Лицо мужчины отразило скепсис.

— Не верите? — спросила писательница, мгновенно развязала пояс и сбросила канареечный халат.

6

— Ну вот, а ты боялась, — сказал интерн, задергивая молнию на брюках.

— Я не боялась.

— Да? Молодец. Понравилось?

— Не очень. Любопытно немного.

Интерн удивился:

— Какая-то ты чудная. Мне такие не попадались.

— А таких больше нет, — сказала Рина и громко засмеялась, некрасиво обнажая бледные десны.

Интерн вдруг занервничал.

— Ты, это, не особенно болтай. Поняла?

— Не-а, не поняла. Сейчас подол задеру и пойду по всем палатам показывать, как глобально я изменилась.

Она зажала бумажку с таблетками в кулаке и опустила в карман халата.

— Ну, мне пора.

— Двигай. Насчет беременности не беспокойся. Тебе на днях такую порцию «химии» впарят, что никакой зародыш не удержится, самой бы ноги не протянуть. А про болезнь — не переживай. После операции проживешь лет пять. Зачем тебе на такой срок две сиськи, одной обойдешься. Ваты в лифчик положишь. Резаных, без груди, много.

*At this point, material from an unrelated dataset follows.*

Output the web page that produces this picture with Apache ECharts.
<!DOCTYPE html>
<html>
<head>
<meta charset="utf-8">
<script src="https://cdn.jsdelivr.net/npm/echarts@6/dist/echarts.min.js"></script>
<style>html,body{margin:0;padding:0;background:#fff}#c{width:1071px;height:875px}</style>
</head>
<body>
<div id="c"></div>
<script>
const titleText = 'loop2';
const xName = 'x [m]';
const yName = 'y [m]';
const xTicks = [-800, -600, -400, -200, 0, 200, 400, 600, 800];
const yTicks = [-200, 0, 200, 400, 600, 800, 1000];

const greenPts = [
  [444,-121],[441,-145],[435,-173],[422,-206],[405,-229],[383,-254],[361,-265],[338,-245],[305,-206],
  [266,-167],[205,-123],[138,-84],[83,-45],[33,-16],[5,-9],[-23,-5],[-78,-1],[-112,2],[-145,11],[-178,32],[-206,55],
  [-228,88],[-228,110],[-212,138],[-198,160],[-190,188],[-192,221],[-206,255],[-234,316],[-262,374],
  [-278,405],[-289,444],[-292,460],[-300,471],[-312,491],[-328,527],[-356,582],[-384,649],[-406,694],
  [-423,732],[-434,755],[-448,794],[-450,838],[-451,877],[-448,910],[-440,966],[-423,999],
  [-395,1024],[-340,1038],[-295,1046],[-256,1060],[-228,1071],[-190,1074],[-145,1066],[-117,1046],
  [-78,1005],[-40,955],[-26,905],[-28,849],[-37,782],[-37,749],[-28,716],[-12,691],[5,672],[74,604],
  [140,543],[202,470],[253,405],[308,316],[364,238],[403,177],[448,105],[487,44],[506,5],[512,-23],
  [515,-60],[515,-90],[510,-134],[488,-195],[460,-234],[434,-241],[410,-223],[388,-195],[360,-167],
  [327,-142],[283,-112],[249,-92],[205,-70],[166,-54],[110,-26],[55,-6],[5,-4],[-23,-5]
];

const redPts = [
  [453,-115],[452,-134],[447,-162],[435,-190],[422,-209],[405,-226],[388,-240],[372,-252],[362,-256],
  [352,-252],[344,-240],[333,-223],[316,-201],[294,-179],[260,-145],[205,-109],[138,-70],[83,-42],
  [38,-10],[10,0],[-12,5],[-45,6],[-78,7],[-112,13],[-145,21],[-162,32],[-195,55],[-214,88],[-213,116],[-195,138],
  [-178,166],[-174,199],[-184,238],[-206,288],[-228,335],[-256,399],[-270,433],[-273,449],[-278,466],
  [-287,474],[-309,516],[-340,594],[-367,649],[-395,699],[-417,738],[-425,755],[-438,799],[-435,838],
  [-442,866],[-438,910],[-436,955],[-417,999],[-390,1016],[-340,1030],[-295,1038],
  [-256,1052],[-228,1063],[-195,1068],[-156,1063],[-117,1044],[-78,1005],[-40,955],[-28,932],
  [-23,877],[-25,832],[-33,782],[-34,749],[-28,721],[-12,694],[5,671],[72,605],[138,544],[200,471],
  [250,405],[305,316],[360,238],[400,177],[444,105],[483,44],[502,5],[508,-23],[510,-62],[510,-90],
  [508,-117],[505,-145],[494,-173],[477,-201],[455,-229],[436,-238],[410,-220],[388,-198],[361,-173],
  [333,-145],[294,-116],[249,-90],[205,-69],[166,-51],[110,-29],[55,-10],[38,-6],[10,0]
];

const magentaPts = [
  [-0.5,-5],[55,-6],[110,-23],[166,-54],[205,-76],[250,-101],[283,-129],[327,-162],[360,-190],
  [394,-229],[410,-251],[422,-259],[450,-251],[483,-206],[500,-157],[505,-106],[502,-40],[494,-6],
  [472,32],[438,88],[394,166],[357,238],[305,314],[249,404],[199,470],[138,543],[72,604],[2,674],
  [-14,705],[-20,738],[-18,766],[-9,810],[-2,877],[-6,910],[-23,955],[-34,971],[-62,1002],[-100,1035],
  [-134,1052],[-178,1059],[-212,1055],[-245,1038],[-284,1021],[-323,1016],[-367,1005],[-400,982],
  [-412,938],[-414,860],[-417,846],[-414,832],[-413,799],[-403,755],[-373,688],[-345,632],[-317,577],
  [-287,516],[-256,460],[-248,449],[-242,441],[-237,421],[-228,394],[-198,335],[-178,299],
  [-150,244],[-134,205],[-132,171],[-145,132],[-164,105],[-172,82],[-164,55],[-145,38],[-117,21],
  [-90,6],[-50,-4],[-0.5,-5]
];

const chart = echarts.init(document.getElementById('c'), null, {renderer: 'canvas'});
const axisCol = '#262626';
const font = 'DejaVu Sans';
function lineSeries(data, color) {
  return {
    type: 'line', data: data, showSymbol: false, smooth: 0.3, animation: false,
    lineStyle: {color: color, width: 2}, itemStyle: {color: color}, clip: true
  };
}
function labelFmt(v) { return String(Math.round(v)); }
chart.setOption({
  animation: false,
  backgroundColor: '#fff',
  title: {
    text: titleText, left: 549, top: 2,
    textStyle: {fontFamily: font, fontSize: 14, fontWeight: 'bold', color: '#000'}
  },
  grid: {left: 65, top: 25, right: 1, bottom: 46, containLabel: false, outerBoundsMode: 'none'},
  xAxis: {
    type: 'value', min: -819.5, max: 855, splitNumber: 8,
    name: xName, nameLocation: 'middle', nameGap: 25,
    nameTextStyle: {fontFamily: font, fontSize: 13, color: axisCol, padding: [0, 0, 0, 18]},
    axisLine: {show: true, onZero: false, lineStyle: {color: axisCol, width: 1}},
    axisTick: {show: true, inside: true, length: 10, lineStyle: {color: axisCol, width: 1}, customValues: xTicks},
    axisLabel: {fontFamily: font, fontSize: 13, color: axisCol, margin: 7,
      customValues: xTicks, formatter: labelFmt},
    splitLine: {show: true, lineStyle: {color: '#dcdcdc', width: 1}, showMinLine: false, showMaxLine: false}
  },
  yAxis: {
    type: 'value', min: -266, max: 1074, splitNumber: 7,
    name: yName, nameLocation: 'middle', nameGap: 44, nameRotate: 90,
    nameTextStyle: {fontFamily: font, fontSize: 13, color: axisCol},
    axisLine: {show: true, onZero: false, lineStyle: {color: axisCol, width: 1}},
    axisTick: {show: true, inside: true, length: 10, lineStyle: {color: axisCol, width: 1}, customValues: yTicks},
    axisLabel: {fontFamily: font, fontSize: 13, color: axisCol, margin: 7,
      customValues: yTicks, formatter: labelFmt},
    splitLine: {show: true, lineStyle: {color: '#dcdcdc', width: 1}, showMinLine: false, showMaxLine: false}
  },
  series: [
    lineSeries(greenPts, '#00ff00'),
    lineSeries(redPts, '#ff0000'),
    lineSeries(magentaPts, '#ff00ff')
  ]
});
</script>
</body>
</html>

В порыве жалости он даже приобнял девушку за плечи. Она брезгливым движением сбросила с себя его руки.

— Я же сказала — таких нет.

Рина шла по больничному коридору уверенной походкой. Всего час назад она пугливо заглянула в кабинет ночного дежурного, чтобы попросить вторую таблетку транквилизатора. Скорее всего откажут. Но молодой врач-интерн проявил участие — он томился от скуки и боролся со сном, поэтому подробно расспросил пациентку, которой нужно было выговориться. Дурнушка расплакалась и все подробно рассказала.

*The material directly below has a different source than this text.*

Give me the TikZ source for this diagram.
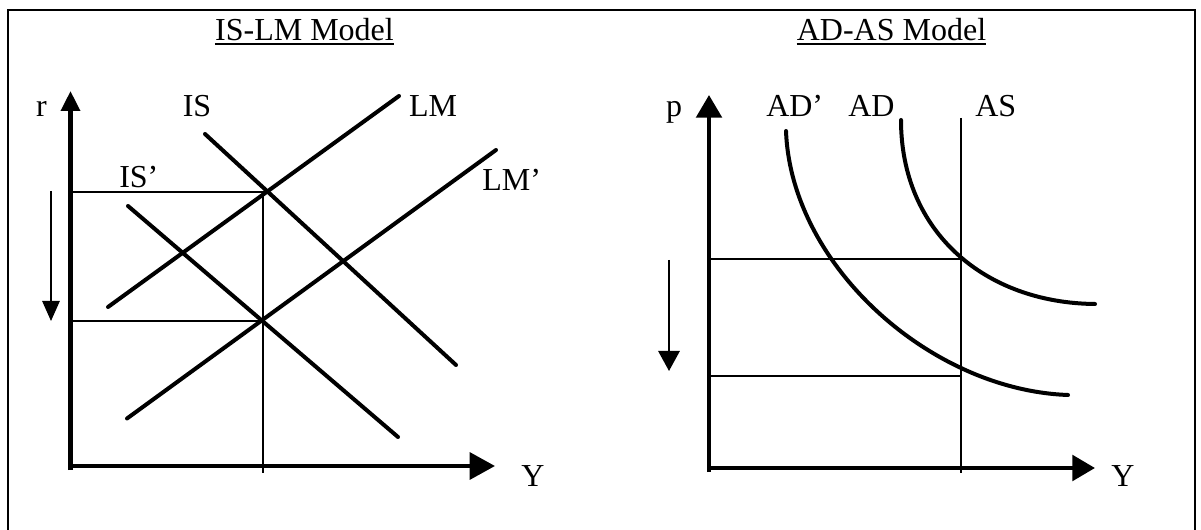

После того, как ей объявили, что пункция из грудной железы положительная, стадия болезни вторая и операция будет радикальной, Рина не могла спать. Перед хирургией полагалось облучение, от него вылезут волосы, а после операции — курс химиотерапии, которая сделает из нее инвалида. Как только в палате выключали свет, Рину начинало трясти, руки леденели, воздух со свистом пробивался через бронхи.

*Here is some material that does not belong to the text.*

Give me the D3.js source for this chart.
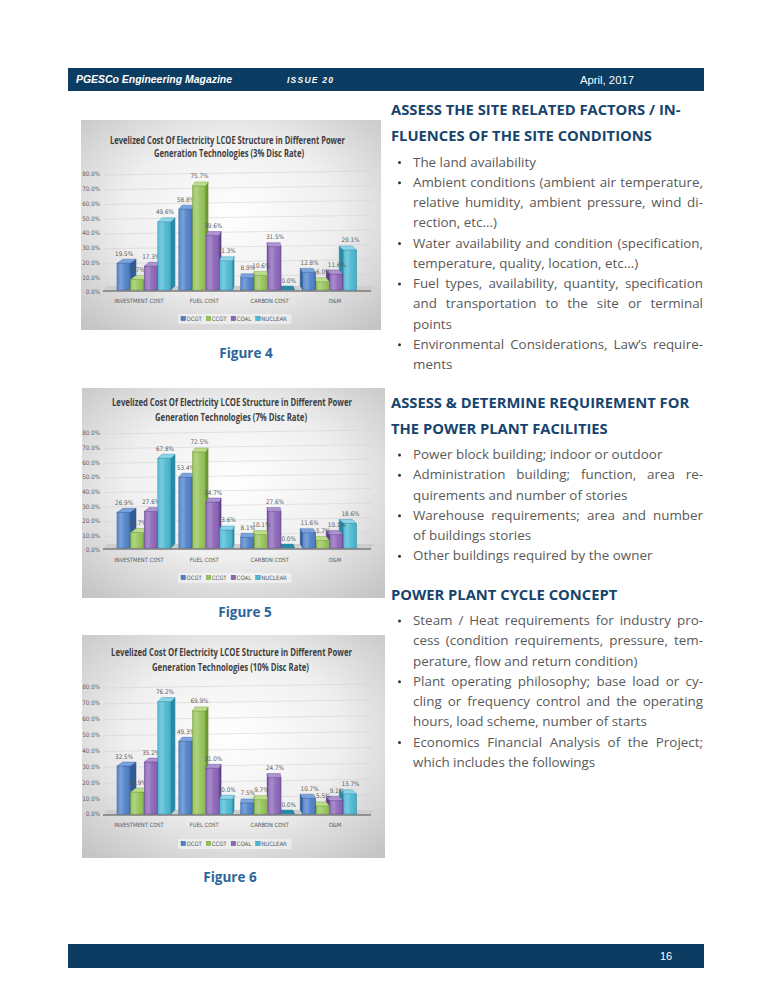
<!DOCTYPE html>
<html><head><meta charset="utf-8">
<script src="https://cdn.jsdelivr.net/npm/d3@7"></script>
<style>
html,body{margin:0;padding:0;background:#fff;}
svg{display:block;}
</style></head>
<body>
<svg id="page" width="772" height="1000"></svg>
<script>
// ---------------- DATA ----------------
const categories = ["INVESTMENT COST", "FUEL COST", "CARBON COST", "O&M"];
const technologies = ["OCGT", "CCGT", "COAL", "NUCLEAR"];
const yTicks = [0, 10, 20, 30, 40, 50, 60, 70, 80];

// 3% discount rate (values per technology, in category order)
const disc3_OCGT    = [19.5, 58.8, 8.9, 12.8];
const disc3_CCGT    = [7.7, 75.7, 10.6, 6.0];
const disc3_COAL    = [17.3, 39.6, 31.5, 11.6];
const disc3_NUCLEAR = [49.6, 21.3, 0.0, 29.1];
// 7% discount rate
const disc7_OCGT    = [26.9, 53.4, 8.1, 11.6];
const disc7_CCGT    = [11.7, 72.5, 10.1, 5.7];
const disc7_COAL    = [27.6, 34.7, 27.6, 10.1];
const disc7_NUCLEAR = [67.8, 13.6, 0.0, 18.6];
// 10% discount rate
const disc10_OCGT    = [32.5, 49.3, 7.5, 10.7];
const disc10_CCGT    = [14.9, 69.9, 9.7, 5.5];
const disc10_COAL    = [35.2, 31.0, 24.7, 9.1];
const disc10_NUCLEAR = [76.2, 10.0, 0.0, 13.7];

const chartTitleLine1 = "Levelized Cost Of Electricity LCOE Structure in Different Power";
const chartTitleLine2 = ["Generation Technologies (3% Disc Rate)", "Generation Technologies (7% Disc Rate)", "Generation Technologies (10% Disc Rate)"];
const figureLabels = ["Figure 4", "Figure 5", "Figure 6"];

const headerLeft = "PGESCo Engineering Magazine";
const headerIssue = "ISSUE 20";
const headerDate = "April, 2017";
const pageNumber = "16";

const section1Heading = ["ASSESS THE SITE RELATED FACTORS / IN-", "FLUENCES OF THE SITE CONDITIONS"];
const section1Items = [
  ["The land availability"],
  ["Ambient conditions (ambient air temperature,", "relative humidity, ambient pressure, wind di-", "rection, etc...)"],
  ["Water availability and condition (specification,", "temperature, quality, location, etc...)"],
  ["Fuel types, availability, quantity, specification", "and transportation to the site or terminal", "points"],
  ["Environmental Considerations, Law\u2019s require-", "ments"]
];
const section2Heading = ["ASSESS & DETERMINE REQUIREMENT FOR", "THE POWER PLANT FACILITIES"];
const section2Items = [
  ["Power block building; indoor or outdoor"],
  ["Administration building; function, area re-", "quirements and number of stories"],
  ["Warehouse requirements; area and number", "of buildings stories"],
  ["Other buildings required by the owner"]
];
const section3Heading = ["POWER PLANT CYCLE CONCEPT"];
const section3Items = [
  ["Steam / Heat requirements for industry pro-", "cess (condition requirements, pressure, tem-", "perature, flow and return condition)"],
  ["Plant operating philosophy; base load or cy-", "cling or frequency control and the operating", "hours, load scheme, number of starts"],
  ["Economics Financial Analysis of the Project;", "which includes the followings"]
];

// ---------------- STYLE ----------------
const NAVY = "#0c3c61";
const HEAD = "#16446d";
const BODY = "#595959";
const FIG = "#2a6599";
const techColors = {
  OCGT:    {front: "#4f81c9", side: "#2d5c98", top: "#7ba3dd"},
  CCGT:    {front: "#96c45a", side: "#6c9833", top: "#bcdd8c"},
  COAL:    {front: "#8c66b9", side: "#5d3e8b", top: "#ae93d2"},
  NUCLEAR: {front: "#4cb9d3", side: "#2a89a4", top: "#8ad5e8"}
};
const CHART_FONT = "'Liberation Sans Narrow','DejaVu Sans Condensed','Liberation Sans',Arial,sans-serif";

const svg = d3.select("#page");
const defs = svg.append("defs");
const rg = defs.append("radialGradient").attr("id", "chartBg").attr("cx", "50%").attr("cy", "45%").attr("r", "72%");
rg.append("stop").attr("offset", "0%").attr("stop-color", "#ffffff");
rg.append("stop").attr("offset", "50%").attr("stop-color", "#efefef");
rg.append("stop").attr("offset", "100%").attr("stop-color", "#c4c4c4");
const gl = defs.append("linearGradient").attr("id", "glass").attr("x1", 0).attr("x2", 1).attr("y1", 0).attr("y2", 0);
gl.append("stop").attr("offset", "0").attr("stop-color", "#fff").attr("stop-opacity", 0.05);
gl.append("stop").attr("offset", "0.3").attr("stop-color", "#fff").attr("stop-opacity", 0.25);
gl.append("stop").attr("offset", "0.6").attr("stop-color", "#fff").attr("stop-opacity", 0.05);
gl.append("stop").attr("offset", "1").attr("stop-color", "#000").attr("stop-opacity", 0.08);

// ---------------- HEADER / FOOTER ----------------
svg.append("rect").attr("x", 68).attr("y", 68).attr("width", 636).attr("height", 23).attr("fill", NAVY);
svg.append("text").attr("x", 76).attr("y", 83).attr("font-family", "'Liberation Sans',Arial,sans-serif")
  .attr("font-size", 10.5).attr("font-weight", "bold").attr("font-style", "italic").attr("fill", "#fff")
  .attr("textLength", 156).attr("lengthAdjust", "spacingAndGlyphs").text(headerLeft);
svg.append("text").attr("x", 287).attr("y", 83).attr("font-family", "'Liberation Sans',Arial,sans-serif")
  .attr("font-size", 8.5).attr("font-weight", "bold").attr("font-style", "italic").attr("fill", "#fff")
  .attr("textLength", 46).attr("lengthAdjust", "spacing").text(headerIssue);
svg.append("text").attr("x", 580).attr("y", 84).attr("font-family", "'Liberation Sans',Arial,sans-serif")
  .attr("font-size", 11).attr("fill", "#fff")
  .attr("textLength", 54).attr("lengthAdjust", "spacingAndGlyphs").text(headerDate);

svg.append("rect").attr("x", 68).attr("y", 944).attr("width", 636).attr("height", 24).attr("fill", NAVY);
svg.append("text").attr("x", 660).attr("y", 960).attr("font-family", "'Liberation Sans',Arial,sans-serif")
  .attr("font-size", 11).attr("fill", "#fff").text(pageNumber);

// ---------------- CHARTS ----------------
const chartLayouts = [
  {series: [disc3_OCGT, disc3_CCGT, disc3_COAL, disc3_NUCLEAR], box: [81, 120, 300, 210],
   t1: [110, 345, 144], t2: [154, 304, 156.5], base: 290, top: 180, axisBase: 292, axisTop: 174,
   xLabY: 303, legY: 321, fig: [246, 358]},
  {series: [disc7_OCGT, disc7_CCGT, disc7_COAL, disc7_NUCLEAR], box: [82, 388, 303, 210],
   t1: [112, 352, 405.5], t2: [155, 307, 420.5], base: 548, top: 442, axisBase: 550, axisTop: 433,
   xLabY: 562, legY: 580, fig: [245, 617]},
  {series: [disc10_OCGT, disc10_CCGT, disc10_COAL, disc10_NUCLEAR], box: [82, 635, 303, 223],
   t1: [111, 352, 655.5], t2: [152, 309, 670.5], base: 814, top: 696, axisBase: 814, axisTop: 687,
   xLabY: 827, legY: 846, fig: [230, 882]}
];

const VANISH_X = 256, PERSP = 0.045, DEPTH_Y = 4;

function drawChart(cfg, idx) {
  const g = svg.append("g");
  const [bx, by, bw, bh] = cfg.box;
  g.append("rect").attr("x", bx).attr("y", by).attr("width", bw).attr("height", bh).attr("fill", "url(#chartBg)");

  const titleFont = "'Open Sans','Liberation Sans',Arial,sans-serif";
  g.append("text").attr("x", cfg.t1[0]).attr("y", cfg.t1[2]).attr("font-family", titleFont)
    .attr("font-size", 10).attr("font-weight", "bold").attr("fill", "#3f3f3f")
    .attr("textLength", cfg.t1[1] - cfg.t1[0]).attr("lengthAdjust", "spacingAndGlyphs").text(chartTitleLine1);
  g.append("text").attr("x", cfg.t2[0]).attr("y", cfg.t2[2]).attr("font-family", titleFont)
    .attr("font-size", 10).attr("font-weight", "bold").attr("fill", "#3f3f3f")
    .attr("textLength", cfg.t2[1] - cfg.t2[0]).attr("lengthAdjust", "spacingAndGlyphs").text(chartTitleLine2[idx]);

  const yAxisScale = d3.scaleLinear().domain([0, 80]).range([cfg.axisBase, cfg.axisTop]);
  const y = d3.scaleLinear().domain([0, 80]).range([cfg.base, cfg.top]);

  // gridlines (back wall)
  g.selectAll("line.grid").data(yTicks.slice(1)).join("line").attr("class", "grid")
    .attr("x1", 104).attr("x2", 372)
    .attr("y1", d => yAxisScale(d) + 1).attr("y2", d => yAxisScale(d) - 3)
    .attr("stroke", "#d4d4d4").attr("stroke-width", 0.6);

  // y axis labels
  const yAxis = d3.axisLeft(yAxisScale).tickValues(yTicks).tickSize(0).tickPadding(0)
    .tickFormat(d => d.toFixed(1) + "%");
  const ax = g.append("g").attr("transform", "translate(100,0)").call(yAxis);
  ax.select(".domain").remove();
  ax.selectAll("text").attr("font-family", CHART_FONT).attr("font-size", 6.2).attr("fill", "#595959");

  // floor
  const fb = cfg.base;
  g.append("polygon").attr("points", [[103, fb + 1], [371, fb + 1], [375, fb - 4], [107, fb - 4]].map(p => p.join(",")).join(" "))
    .attr("fill", "#cdcdcd");
  g.append("line").attr("x1", 103).attr("x2", 371).attr("y1", fb + 1).attr("y2", fb + 1)
    .attr("stroke", "#7a7a7a").attr("stroke-width", 1.3);

  // bars (painter's order: farthest from the vanishing point first)
  const x0 = d3.scaleBand().domain(categories).range([117, 357]).paddingInner(0.12);
  const x1 = d3.scaleBand().domain(technologies).range([0, x0.bandwidth()]);
  const bars = [];
  categories.forEach((cat, ci) => technologies.forEach((tech, ti) => {
    const xl = x0(cat) + x1(tech), w = x1.bandwidth() - 0.5;
    bars.push({cat, tech, v: cfg.series[ti][ci], xl, w, dx: PERSP * (VANISH_X - (xl + w / 2))});
  }));
  bars.sort((a, b) => Math.abs(b.dx) - Math.abs(a.dx));
  const dy = DEPTH_Y;
  const pts = arr => arr.map(p => p.join(",")).join(" ");
  bars.forEach(b => {
    const c = techColors[b.tech];
    const {xl, w, dx} = b;
    const yt = y(b.v), yb = y(0);
    const bg = g.append("g");
    // side face (right side if dx>0, left side if dx<0)
    const sx = dx > 0 ? xl + w : xl;
    bg.append("polygon").attr("points", pts([[sx, yt], [sx + dx, yt - dy], [sx + dx, yb - dy], [sx, yb]]))
      .attr("fill", c.side).attr("stroke", c.side).attr("stroke-width", 0.4);
    if (yb - yt > 0.01) {
      bg.append("rect").attr("x", xl).attr("y", yt).attr("width", w).attr("height", yb - yt)
        .attr("fill", c.front).attr("stroke", c.side).attr("stroke-width", 0.5);
      bg.append("rect").attr("x", xl).attr("y", yt).attr("width", w).attr("height", yb - yt)
        .attr("fill", "url(#glass)");
    }
    // top face
    bg.append("polygon").attr("points", pts([[xl, yt], [xl + dx, yt - dy], [xl + w + dx, yt - dy], [xl + w, yt]]))
      .attr("fill", b.v > 0 ? c.top : c.side).attr("stroke", c.side).attr("stroke-width", 0.4);
    // value label
    bg.append("text").attr("x", xl + w / 2 + 0.5).attr("y", yt - dy - 3.5).attr("text-anchor", "middle")
      .attr("font-family", CHART_FONT).attr("font-size", 6.3).attr("fill", "#595959")
      .text(b.v.toFixed(1) + "%");
  });

  // category labels
  const xl = d3.scalePoint().domain(categories).range([139, 335]);
  g.selectAll("text.cat").data(categories).join("text").attr("class", "cat")
    .attr("x", d => xl(d)).attr("y", cfg.xLabY).attr("text-anchor", "middle")
    .attr("font-family", CHART_FONT).attr("font-size", 5.8).attr("fill", "#595959").text(d => d);

  // legend
  const lg = g.append("g");
  const bgRect = lg.append("rect").attr("y", cfg.legY - 7).attr("height", 10).attr("fill", "#fff").attr("opacity", 0.45);
  let cx = 181;
  technologies.forEach(tech => {
    lg.append("rect").attr("x", cx).attr("y", cfg.legY - 4.8).attr("width", 4.5).attr("height", 4.5)
      .attr("fill", techColors[tech].front).attr("stroke", techColors[tech].side).attr("stroke-width", 0.4);
    const t = lg.append("text").attr("x", cx + 5.5).attr("y", cfg.legY).attr("font-family", CHART_FONT)
      .attr("font-size", 6).attr("fill", "#595959").text(tech);
    cx += 5.5 + t.node().getComputedTextLength() + 4.5;
  });
  bgRect.attr("x", 178).attr("width", cx - 178);

  // figure caption
  svg.append("text").attr("x", cfg.fig[0]).attr("y", cfg.fig[1]).attr("text-anchor", "middle")
    .attr("font-family", "'Open Sans',sans-serif").attr("font-weight", "bold").attr("font-size", 13.5)
    .attr("fill", FIG).text(figureLabels[idx]);
}
chartLayouts.forEach(drawChart);

// ---------------- RIGHT COLUMN TEXT ----------------
const TEXT_FONT = "'Open Sans',sans-serif";
function fitSize(str, weight, target) {
  const t = svg.append("text").attr("font-family", TEXT_FONT).attr("font-weight", weight).attr("font-size", 20).text(str);
  const w = t.node().getComputedTextLength();
  t.remove();
  return 20 * target / w;
}
const bodySize = fitSize("The land availability", "normal", 123);
const headSize = fitSize("FLUENCES OF THE SITE CONDITIONS", "bold", 261);

function justifiedLine(str, x, yPos, width, justify) {
  const t = svg.append("text").attr("y", yPos).attr("font-family", TEXT_FONT).attr("font-size", bodySize).attr("fill", BODY);
  const words = str.split(" ");
  if (!justify || words.length < 2) { t.attr("x", x).text(str); return; }
  const widths = words.map(wd => {
    const tmp = svg.append("text").attr("font-family", TEXT_FONT).attr("font-size", bodySize).text(wd);
    const w = tmp.node().getComputedTextLength(); tmp.remove(); return w;
  });
  const gap = (width - d3.sum(widths)) / (words.length - 1);
  let cx = x;
  words.forEach((wd, i) => { t.append("tspan").attr("x", cx).text(wd); cx += widths[i] + gap; });
}

function drawSection(heading, headY, items, bodyY) {
  heading.forEach((h, i) => {
    svg.append("text").attr("x", 391).attr("y", headY + i * 26).attr("font-family", TEXT_FONT)
      .attr("font-weight", "bold").attr("font-size", headSize).attr("fill", HEAD).text(h);
  });
  let yy = bodyY;
  items.forEach(lines => {
    svg.append("circle").attr("cx", 399.5).attr("cy", yy - 4).attr("r", 1.5).attr("fill", "#333");
    lines.forEach((ln, li) => {
      justifiedLine(ln, 413, yy, 290, li < lines.length - 1);
      yy += 20.25;
    });
  });
}
drawSection(section1Heading, 114.5, section1Items, 166.5);
drawSection(section2Heading, 408, section2Items, 459);
drawSection(section3Heading, 600, section3Items, 625);
</script>
</body></html>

О, наша жизнь! Непонятная, малосмысленная. Зачем ты дана? Много боли и пота, мало удовольствия. Почему человек создан так, что определяющим является физическая или душевная боль? Боль может унизить, превратить в животное, уничтожить как личность. И человек сопротивляется, строя жизнь таким образом, чтобы защититься от страданий. Рина вспомнила совсем маленькую девочку, которая сидела в очереди к врачу на коленях у матери и беспрерывно с надеждой повторяла: «Мне ведь не будет больно, правда?» Если первородный грех лежит в основе истории человечества, объясните в конце концов, что нужно сделать единожды, собрав мужество и сцепив зубы, чтобы его искупить. Но жестоко длить испытание страхом из поколения в поколение.

За время пребывания в онкологическом центре Рина насмотрелась, как рано или поздно все кончалось жуткими метастазами, невыносимыми страданиями, когда смерть становится желанным избавлением. Беспомощные люди рыдают, умоляют прекратить мучения! Но эвтаназия запрещена, обезболивающие уколы делают строго по расписанию. Наркотиков не хватает, человек кричит, проклиная род людской и этот недобрый мир, где его принудили появиться на свет. Он уже не молит, а ругает Бога, допускающего муки, ужаснее крестных.

Таблетки меняли ситуацию кардинально — Рина становилась хозяйкой собственной судьбы и арбитром своего предела. Теперь она не боялась ни боли, ни ошибок, ни тоски. Если сделается невмоготу, билет до нирваны уже оплачен. Но это на крайний, на последний случай. Имея такую защиту, можно и пожить, удовлетворить свою любознательность.